--- DATA LINES ---
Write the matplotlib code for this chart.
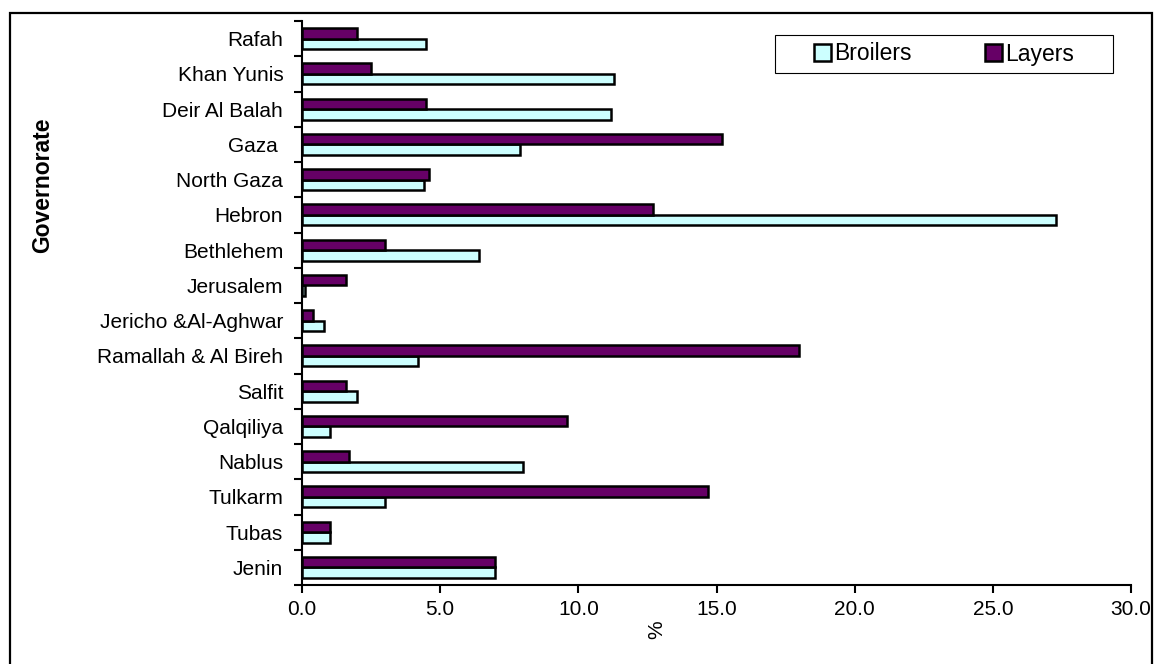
import numpy as np
import matplotlib
matplotlib.use("Agg")
import matplotlib.pyplot as plt
from matplotlib.patches import Rectangle

plt.rcParams['font.family'] = ['Liberation Sans', 'DejaVu Sans']

# governorates, bottom to top
governorates = ['Jenin', 'Tubas', 'Tulkarm', 'Nablus', 'Qalqiliya', 'Salfit',
                'Ramallah & Al Bireh', 'Jericho &Al-Aghwar', 'Jerusalem', 'Bethlehem',
                'Hebron', 'North Gaza', 'Gaza ', 'Deir Al Balah', 'Khan Yunis', 'Rafah']
broilers = [7.0, 1.0, 3.0, 8.0, 1.0, 2.0, 4.2, 0.8, 0.1, 6.4,
            27.3, 4.4, 7.9, 11.2, 11.3, 4.5]
layers = [7.0, 1.0, 14.7, 1.7, 9.6, 1.6, 18.0, 0.4, 1.6, 3.0,
          12.7, 4.6, 15.2, 4.5, 2.5, 2.0]
x_ticks = [0, 5, 10, 15, 20, 25, 30]

W, H = 1157, 664
fig = plt.figure(figsize=(W / 100, H / 100), dpi=100)
ax = fig.add_axes([302 / W, 1 - 585 / H, (1131 - 302) / W, (585 - 21) / H])

y = np.arange(len(governorates))
h = 0.3
ax.barh(y - h / 2, broilers, height=h, color='#CCFFFF', edgecolor='black',
        linewidth=1.8, label='Broilers')
ax.barh(y + h / 2, layers, height=h, color='#660066', edgecolor='black',
        linewidth=1.8, label='Layers')

ax.set_xlim(0, 30)
ax.set_ylim(-0.5, len(governorates) - 0.5)
ax.set_xticks(x_ticks)
ax.set_xticklabels([f'{t:.1f}' for t in x_ticks], fontsize=15)
ax.set_yticks(y)
ax.set_yticklabels(governorates, fontsize=15)
ax.tick_params(axis='y', length=0, pad=13.5)
ax.set_yticks(np.arange(-0.5, len(governorates)), minor=True)
ax.tick_params(axis='y', which='minor', length=6, width=1.5)
ax.tick_params(axis='x', length=6, width=1.5, pad=5)

for side in ['top', 'right']:
    ax.spines[side].set_visible(False)
for side in ['left', 'bottom']:
    ax.spines[side].set_linewidth(1.5)

fig.text(657 / W, 1 - 630 / H, '%', rotation=90, fontsize=15,
         ha='center', va='center')
fig.text(43 / W, 1 - 185 / H, 'Governorate', rotation=90, fontsize=16.5,
         fontweight='bold', ha='center', va='center')

# legend without its own frame; the box is drawn separately
leg_box = (775, 35, 1113, 73)
ax.legend(loc='center', bbox_to_anchor=((leg_box[0] + leg_box[2]) / 2 / W,
                                         1 - (leg_box[1] + leg_box[3]) / 2 / H),
          bbox_transform=fig.transFigure, ncol=2, fontsize=16.5, frameon=False,
          handlelength=0.75, handleheight=0.75, handletextpad=0.15,
          columnspacing=3.2, borderpad=0, borderaxespad=0)
fig.patches.append(Rectangle((leg_box[0] / W, 1 - leg_box[3] / H),
                             (leg_box[2] - leg_box[0]) / W,
                             (leg_box[3] - leg_box[1]) / H,
                             transform=fig.transFigure, fill=False,
                             edgecolor='black', linewidth=0.8))

# outer chart frame
fig.patches.append(Rectangle((10 / W, -0.02), 1142 / W, 1.02 - 13 / H,
                             transform=fig.transFigure, fill=False,
                             edgecolor='black', linewidth=1.6))

fig.savefig('out.png', dpi=100)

--- WHAT NEEDS TO BE DONE ---
Make an exact copy of the lines from the top of the material through the line with "plt.rcParams['font.family'] = ['Liberation", pictures excluded.

--- SOLUTION ---
Write the matplotlib code for this chart.
import numpy as np
import matplotlib
matplotlib.use("Agg")
import matplotlib.pyplot as plt
from matplotlib.patches import Rectangle

plt.rcParams['font.family'] = ['Liberation Sans', 'DejaVu Sans']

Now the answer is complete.